I was inspired by this painted collage, one of my orange-and-blue series. The largest shape has a wrinkly texture, created by painting tissue paper and then glueing it onto a painted background. The shape below that is a stamped texture on a grey-blue background, and the black-and-white rectangle is made of printed cotton.
I printed out a photo of the piece, and measured each of the shapes. Then I tripled the measurements and used that template to make shapes in cloth that corresponded to the original.
When you assemble a quilt, layering top, batting and backing, stitching is required to hold the layers together. So this added element of stitching has to be carefully considered.

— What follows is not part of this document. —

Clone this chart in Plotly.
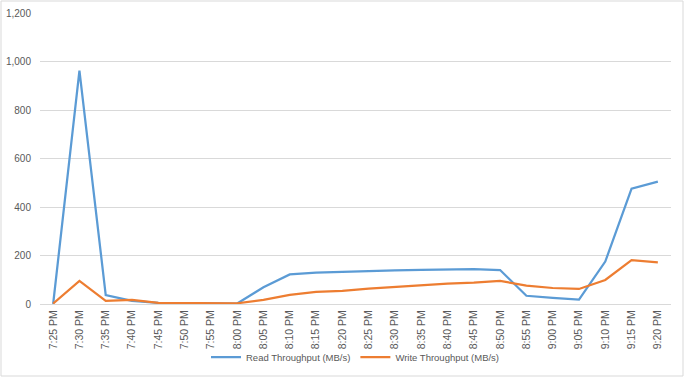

I used closely-spaced, irregular stitching to create a texture for the large orange-red shape, and then applied patches of orange paint over the stitched cloth. And I reproduced the short, horizontal painted lines with yellow and orange thread and a dense, back-and-forth machine stitching.
I used a white marker on blue-grey hand-dyed cotton to recreate the patterned shape, enlarging the texture, and stitching around each mark with grey thread.
The final piece, shown below, is an exploration of the intersection between painted collage and art quilting.
My objective is to be able to leave the security of modelling a work after a small finished piece in paint and collage, and to develop a feel for working larger and more directly, using both paint and stitch on cloth. Maybe a simple preliminary sketch of the shapes, colours and textures will serve as a useful aid in this process?